Disk two of this set has two documentaries, one on the making of the film, but the other goes into the real world of arms dealers, their impact, the government's complicity. Interviews people who work to fight the impact these traders have on goverments, and the lives of people. Blood stones. You are Cages character,
I was left feeling helpless. Absolutely powerless. This happens. It's always happened, and it will continue to happen. I'm damn blessed to be alive in the U.S. Damn blessed. My life is not decided by the whim of a psychopathic leader (usually), just an ignorant one. But I felt no outlet, just victimization. What can I do? That was not the message of this film.
Starring Nicolas Cage, directed by Andrew Niccol, who did GATTICA and The Truman Show. Stellar, The Terminal, S1mOne (Simone). Ethan Hawke, Jared Leto, Bridget Moynahan, Ian Holm.
Life immitates art. The producers rented some of the props for the movie from real arms dealers. Arms that would later be sold to and used in war.

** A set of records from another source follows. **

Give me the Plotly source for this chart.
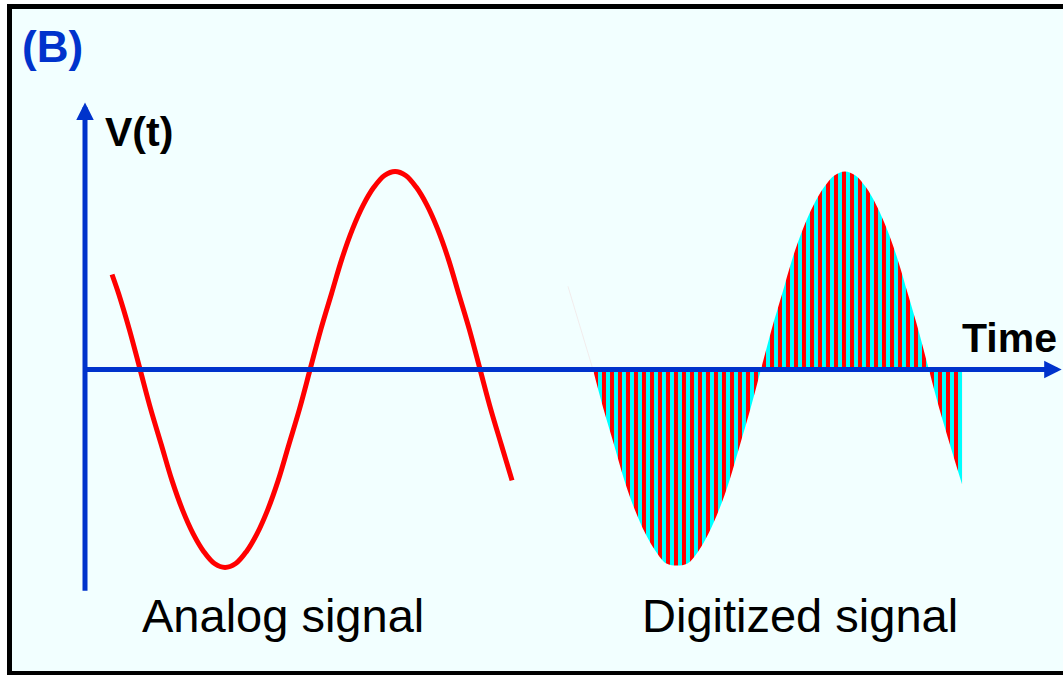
import plotly.graph_objects as go

# ---- data (time in arbitrary units, voltage normalised) ----
analog_t = [1.59, 1.99, 2.615, 3.24, 3.865, 4.49, 5.115, 5.74, 6.365, 6.99, 7.615, 8.24,
            8.865, 9.49, 10.115, 10.74, 11.365, 11.99, 12.615, 13.24, 13.865, 14.49,
            15.115, 15.74, 16.365, 16.99, 17.615, 18.24, 18.865, 19.49, 20.115, 20.74,
            21.365, 21.99, 22.615, 23.24, 23.865, 24.49, 25.12]
analog_v = [0.48, 0.38, 0.2, 0.0, -0.2, -0.38, -0.56, -0.71, -0.83, -0.92, -0.98, -1.0,
            -0.98, -0.92, -0.83, -0.71, -0.56, -0.38, -0.2, 0.0, 0.2, 0.38,
            0.56, 0.71, 0.83, 0.92, 0.98, 1.0, 0.98, 0.92, 0.83, 0.71,
            0.56, 0.38, 0.2, 0.0, -0.2, -0.38, -0.56]

digital_t = [29.88, 30.50, 31.12, 31.73, 32.35, 32.97, 33.59, 34.20, 34.82, 35.44, 36.06,
             36.67, 37.29, 37.91, 38.53, 39.14, 39.76, 40.38, 41.0, 41.61, 42.23, 42.85,
             43.47, 44.08, 44.70, 45.32, 45.94, 46.55, 47.17, 47.79, 48.41, 49.02, 49.64,
             50.26, 50.88, 51.59]
digital_v = [0.0, -0.2, -0.38, -0.56, -0.71, -0.83, -0.92, -0.98, -0.99, -0.98, -0.92,
             -0.83, -0.71, -0.56, -0.38, -0.2, 0.0, 0.2, 0.38, 0.56, 0.71, 0.83,
             0.92, 0.98, 1.0, 0.98, 0.92, 0.83, 0.71, 0.56, 0.38, 0.2, 0.0,
             -0.2, -0.38, -0.58]

# faint leading edge of the digitized signal (almost invisible in the original)
lead_t = [28.41, 29.15, 29.88]
lead_v = [0.42, 0.21, 0.0]

label_panel = "(B)"
label_y = "V(t)"
label_x = "Time"
label_analog = "Analog signal"
label_digital = "Digitized signal"

W, H = 1063, 675
X_RANGE = [-5.0, 57.529]
Y_RANGE = [-1.5429, 1.8662]

BLUE = "#0033CC"
RED = "#FF0000"
CYAN = "#00FFFF"
BG = "#F2FFFF"
FONT = "Liberation Sans, Arial, sans-serif"

fig = go.Figure()

fig.add_trace(go.Scatter(
    x=lead_t, y=lead_v, mode="lines",
    line=dict(width=1, color="rgba(240,200,200,0.35)"),
    hoverinfo="skip", showlegend=False))

# digitized signal: striped fill
fig.add_trace(go.Scatter(
    x=digital_t, y=digital_v, mode="lines",
    line=dict(width=0, shape="spline", smoothing=1.0, color=CYAN),
    fill="tozeroy", fillcolor=CYAN,
    fillpattern=dict(shape="|", bgcolor=CYAN, fgcolor=RED, fgopacity=1,
                     size=8, solidity=0.5),
    hoverinfo="skip", showlegend=False))

# analog signal
fig.add_trace(go.Scatter(
    x=analog_t, y=analog_v, mode="lines",
    line=dict(width=5, shape="spline", smoothing=1.0, color=RED),
    hoverinfo="skip", showlegend=False))

def px(x):
    return x / W

def py(y):
    return 1 - y / H

annotations = [
    # axes arrows
    dict(x=0, y=1.348, ax=0, ay=-1.125, xref="x", yref="y", axref="x", ayref="y",
         showarrow=True, arrowhead=2, arrowwidth=5, arrowsize=0.7, arrowcolor=BLUE, text=""),
    dict(x=57.45, y=0, ax=0, ay=0, xref="x", yref="y", axref="x", ayref="y",
         showarrow=True, arrowhead=2, arrowwidth=5, arrowsize=0.7, arrowcolor=BLUE, text=""),
    # labels
    dict(x=px(20), y=py(47), xref="paper", yref="paper", text=f"<b>{label_panel}</b>",
         showarrow=False, xanchor="left", yanchor="middle",
         font=dict(family=FONT, size=44, color=BLUE)),
    dict(x=px(103), y=py(132), xref="paper", yref="paper", text=f"<b>{label_y}</b>",
         showarrow=False, xanchor="left", yanchor="middle",
         font=dict(family=FONT, size=41, color="black")),
    dict(x=px(960), y=py(338), xref="paper", yref="paper", text=f"<b>{label_x}</b>",
         showarrow=False, xanchor="left", yanchor="middle",
         font=dict(family=FONT, size=41, color="black")),
    dict(x=px(140), y=py(615), xref="paper", yref="paper", text=label_analog,
         showarrow=False, xanchor="left", yanchor="middle",
         font=dict(family=FONT, size=47, color="black")),
    dict(x=px(640), y=py(615), xref="paper", yref="paper", text=label_digital,
         showarrow=False, xanchor="left", yanchor="middle",
         font=dict(family=FONT, size=47, color="black")),
]

shapes = [
    dict(type="rect", xref="paper", yref="paper",
         x0=px(9.5), x1=1.02, y0=py(673.5), y1=py(6.5),
         line=dict(color="black", width=5), fillcolor=BG, layer="below"),
]

fig.update_layout(
    width=W, height=H,
    margin=dict(l=0, r=0, t=0, b=0),
    paper_bgcolor="white", plot_bgcolor="rgba(0,0,0,0)",
    xaxis=dict(range=X_RANGE, visible=False, fixedrange=True),
    yaxis=dict(range=Y_RANGE, visible=False, fixedrange=True),
    annotations=annotations, shapes=shapes, showlegend=False,
)

fig.write_html(
    "out.html",
    config={"displayModeBar": False},
    post_script="document.body.style.margin='0';document.body.style.overflow='hidden';",
)
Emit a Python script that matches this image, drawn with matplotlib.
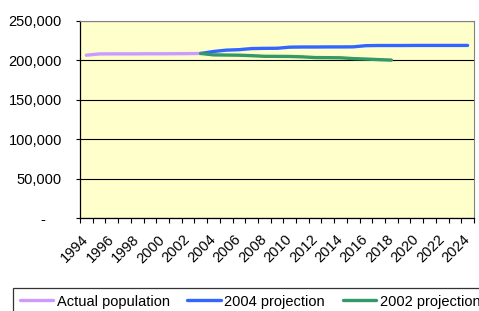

Filmed primarily in South Africa, the Lord of War is definitely worth seeing, especially the 2 DVD set which contains a couple compelling documentaries. I give it 4 out of 5 stars :)
It's a parody that gets so close to the truth we have to laugh at the awkward feeling.
It's like walking in on your aged parents having sex. After getting over the shock, you put laughter in place of disgust.